Tricia Tuttle, BFI Festivals director, says: “We’re all chomping at the bit to welcome audiences back to an in person BFI Flare, our first since 2019, and with the bonus of screenings online for audiences who can’t make it to the venue, wherever they are in the UK. And this year’s programme really does deliver something for every queer audience and cinema fan – rousing personal stories and bold, adventurous filmmaking alike.”
Now in its eighth year, the BFI Flare x BAFTA Crew Mentoring programme in partnership with BFI NETWORK, which discovers and develops and funds new and emerging filmmakers through National Lottery funding, is offering a six emerging LGBTQIA+ filmmakers the opportunity to strengthen and develop their industry knowledge and professional connections. Selected mentees will receive year-round mentoring from a senior industry figure, alongside a tailored bespoke programme of workshops and 1-2-1 meetings, festival accreditation masterclasses and discussions, and access to BAFTA’s year-round events programme. Previous mentors for the programme have included Luca Guadagnino, Kate Herron Oliver Hermanus, Isaac Julien, Desiree Akhavan and Russell T Davies.
For professionals working in the film and screen industries, this year’s BFI Flare industry programme will return with delegate networking and dedicated events. Press and industry screenings will be back in venue at BFI Southbank and the digital viewing library will be powered by Shift72. The full BFI Flare industry programme line-up will be announced in the coming weeks.

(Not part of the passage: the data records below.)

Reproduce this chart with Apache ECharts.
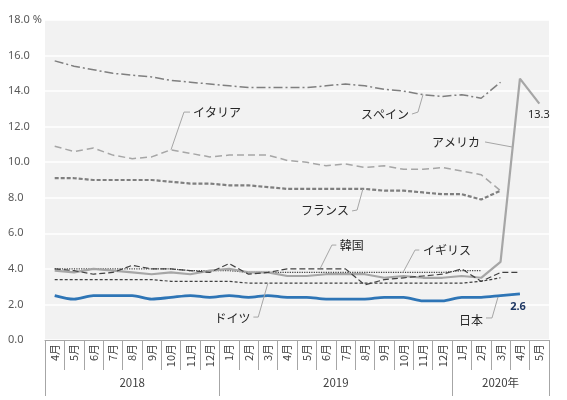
<!DOCTYPE html>
<html><head><meta charset="utf-8">
<script src="https://cdn.jsdelivr.net/npm/echarts@6/dist/echarts.min.js"></script>
<style>html,body{margin:0;padding:0;background:#fff}#c{width:567px;height:400px}</style>
</head><body><div id="c"></div>
<script>
const months = ['4月','5月','6月','7月','8月','9月','10月','11月','12月',
  '1月','2月','3月','4月','5月','6月','7月','8月','9月','10月','11月','12月',
  '1月','2月','3月','4月','5月'];
const yearLabels = ['2018','2019','2020年'];
const yearBounds = [0, 9, 21, 26];
const yTicks = [0,2,4,6,8,10,12,14,16,18];

const spain  = [15.7,15.4,15.2,15.0,14.9,14.8,14.6,14.5,14.4,14.3,14.2,14.2,14.2,14.2,14.3,14.4,14.3,14.1,14.0,13.8,13.7,13.8,13.6,14.5];
const italy  = [10.9,10.6,10.8,10.4,10.2,10.3,10.7,10.5,10.3,10.4,10.4,10.4,10.1,10.0,9.8,9.9,9.7,9.8,9.6,9.6,9.7,9.5,9.3,8.4];
const france = [9.1,9.1,9.0,9.0,9.0,9.0,8.9,8.8,8.8,8.7,8.7,8.6,8.5,8.5,8.5,8.5,8.5,8.4,8.4,8.3,8.2,8.2,7.9,8.4];
const usa    = [3.9,3.8,4.0,3.9,3.8,3.7,3.8,3.7,3.9,4.0,3.8,3.8,3.6,3.6,3.7,3.7,3.7,3.5,3.6,3.5,3.5,3.6,3.5,4.4,14.7,13.3];
const korea  = [4.0,3.9,3.7,3.8,4.2,4.0,4.0,3.9,3.8,4.3,3.7,3.8,4.0,4.0,4.0,4.0,3.1,3.4,3.5,3.6,3.7,4.0,3.3,3.8,3.8];
const uk     = [4.0,4.0,4.0,4.0,4.0,4.0,4.0,3.9,3.9,3.9,3.8,3.8,3.8,3.8,3.8,3.8,3.8,3.8,3.8,3.8,3.8,3.9,3.9];
const germany= [3.4,3.4,3.4,3.4,3.4,3.4,3.3,3.3,3.3,3.3,3.2,3.2,3.2,3.2,3.2,3.2,3.2,3.2,3.2,3.2,3.2,3.2,3.3,3.5];
const japan  = [2.5,2.3,2.5,2.5,2.5,2.3,2.4,2.5,2.4,2.5,2.4,2.5,2.4,2.4,2.3,2.3,2.3,2.4,2.4,2.2,2.2,2.4,2.4,2.5,2.6];

// annotations: text anchor and leader points in (category index, value)
const notes = [
  {text:'イタリア', at:[7.13,12.82], align:'left',  pts:[[6.98,12.82],[6.67,12.82],[6.0,10.7]]},
  {text:'スペイン', at:[18.28,12.71], align:'right', pts:[[18.43,12.71],[18.74,12.82],[19.0,13.8]]},
  {text:'アメリカ', at:[21.94,11.14], align:'right', pts:[[22.2,11.14],[23.63,10.85]]},
  {text:'フランス', at:[15.18,7.26], align:'right', pts:[[15.34,7.26],[15.6,7.31],[15.9,8.5]]},
  {text:'韓国', at:[14.7,5.34], align:'left', pts:[[14.53,5.34],[14.3,5.34],[13.7,4.03]]},
  {text:'イギリス', at:[19.0,5.06], align:'left', pts:[[18.81,5.06],[18.59,5.06],[17.97,3.8]]},
  {text:'ドイツ', at:[10.1,1.24], align:'right', pts:[[10.25,1.29],[10.5,1.29],[11.0,3.2]]},
  {text:'日本', at:[22.1,1.12], align:'right', pts:[[22.25,1.24],[22.56,1.24],[22.87,2.42]]}
];
const valueNotes = [
  {text:'2.6', at:[23.9,1.86], color:'#1f3864', weight:'bold'},
  {text:'13.3', at:[24.98,12.65], color:'#262626', weight:'normal'}
];

const chart = echarts.init(document.getElementById('c'));
const jp = "'Noto Sans CJK JP', sans-serif";
function line(name, data, color, width, type, smooth){
  return {name, type:'line', data, symbol:'none', smooth: smooth||false, xAxisIndex:0, yAxisIndex:0,
    lineStyle:{color, width, type}, emphasis:{disabled:true}, z: 3};
}
chart.setOption({
  animation:false,
  grid:{left:45, right:18, top:20, bottom:60, show:true, backgroundColor:'#f2f2f2', borderWidth:0},
  xAxis:[{
    type:'category', data:months, boundaryGap:true, position:'bottom',
    axisLine:{show:true, lineStyle:{color:'#a6a6a6', width:1}},
    axisTick:{show:true, interval:0, length:30, lineStyle:{color:'#a6a6a6'}},
    axisLabel:{interval:0, rotate:90, margin:4, fontSize:11, color:'#404040', fontFamily:jp},
    splitLine:{show:false}
  },{
    type:'value', min:0, max:26, position:'bottom',
    axisLine:{show:false},
    axisTick:{show:true, customValues:yearBounds, length:56, lineStyle:{color:'#a6a6a6'}},
    axisLabel:{show:true, customValues:[4.5,15,23.5], margin:37, fontSize:11.5, color:'#404040', fontFamily:jp,
      formatter:function(v){ const i=[4.5,15,23.5].indexOf(v); return i>=0?yearLabels[i]:''; }},
    splitLine:{show:false}
  }],
  yAxis:{
    type:'value', min:0, max:18, interval:2,
    axisLine:{show:false}, axisTick:{show:false},
    axisLabel:{align:'left', margin:37, fontSize:11, color:'#595959', fontFamily:"'Noto Sans', sans-serif",
      formatter:function(v){ return v===18 ? '18.0 %' : v.toFixed(1); }},
    splitLine:{show:true, lineStyle:{color:'#ffffff', width:1.5}}
  },
  series:[
    line('スペイン', spain, '#7f7f7f', 1.5, [9,3,2,3]),
    line('イタリア', italy, '#a6a6a6', 1.5, [7,4]),
    line('フランス', france, '#7f7f7f', 2.2, [4,2]),
    line('ドイツ', germany, '#404040', 1.2, [3,2]),
    line('イギリス', uk, '#404040', 1.2, [1.2,1.2]),
    line('アメリカ', usa, '#a6a6a6', 2.2, 'solid'),
    line('韓国', korea, '#404040', 1.2, [6,3]),
    line('日本', japan, '#2e75b6', 2.8, 'solid', 0.3)
  ]
});

function px(p){ return chart.convertToPixel({xAxisIndex:1, yAxisIndex:0}, [p[0]+0.5, p[1]]); }
const graphics = [];
notes.forEach(n=>{
  const a = px(n.at);
  graphics.push({type:'polyline', silent:true, z:10, shape:{points:n.pts.map(px)}, style:{stroke:'#a6a6a6', lineWidth:1, fill:null}});
  graphics.push({type:'text', silent:true, z:10, x:a[0], y:a[1], style:{text:n.text, fill:'#262626', font:"12px 'Noto Sans CJK JP'", align:n.align, verticalAlign:'middle'}});
});
valueNotes.forEach(n=>{
  const a = px(n.at);
  graphics.push({type:'text', silent:true, z:10, x:a[0], y:a[1], style:{text:n.text, fill:n.color, font:n.weight+" 11px 'Noto Sans'", align:'center', verticalAlign:'middle'}});
});
chart.setOption({graphic:graphics});
</script></body></html>
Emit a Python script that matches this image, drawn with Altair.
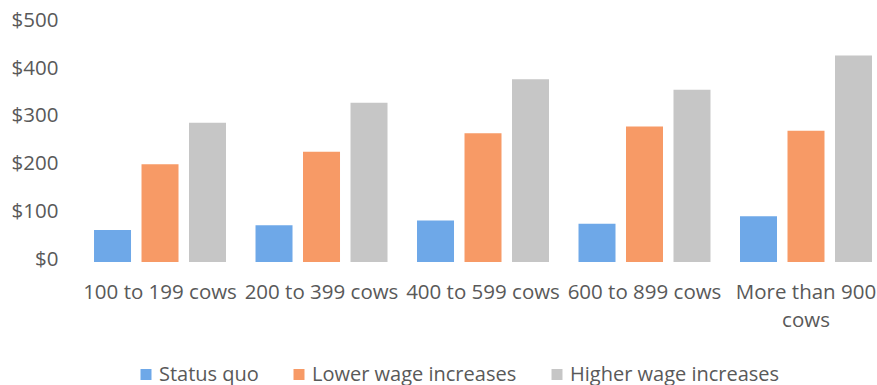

Once again, BFI Flare will be in partnership with the British Council for Five Films for Freedom, which makes five LGBTQIA+ themed short films available for the world to watch online for free for the duration of the festival. Available internationally via the British Council’s YouTube channel, Five Films for Freedom has been running since 2015 and the programme has seen nearly 15 million people viewing the films in more than 200 countries and principalities, including many parts of the world where homosexuality is criminalised, and in some cases, punishable by the death penalty.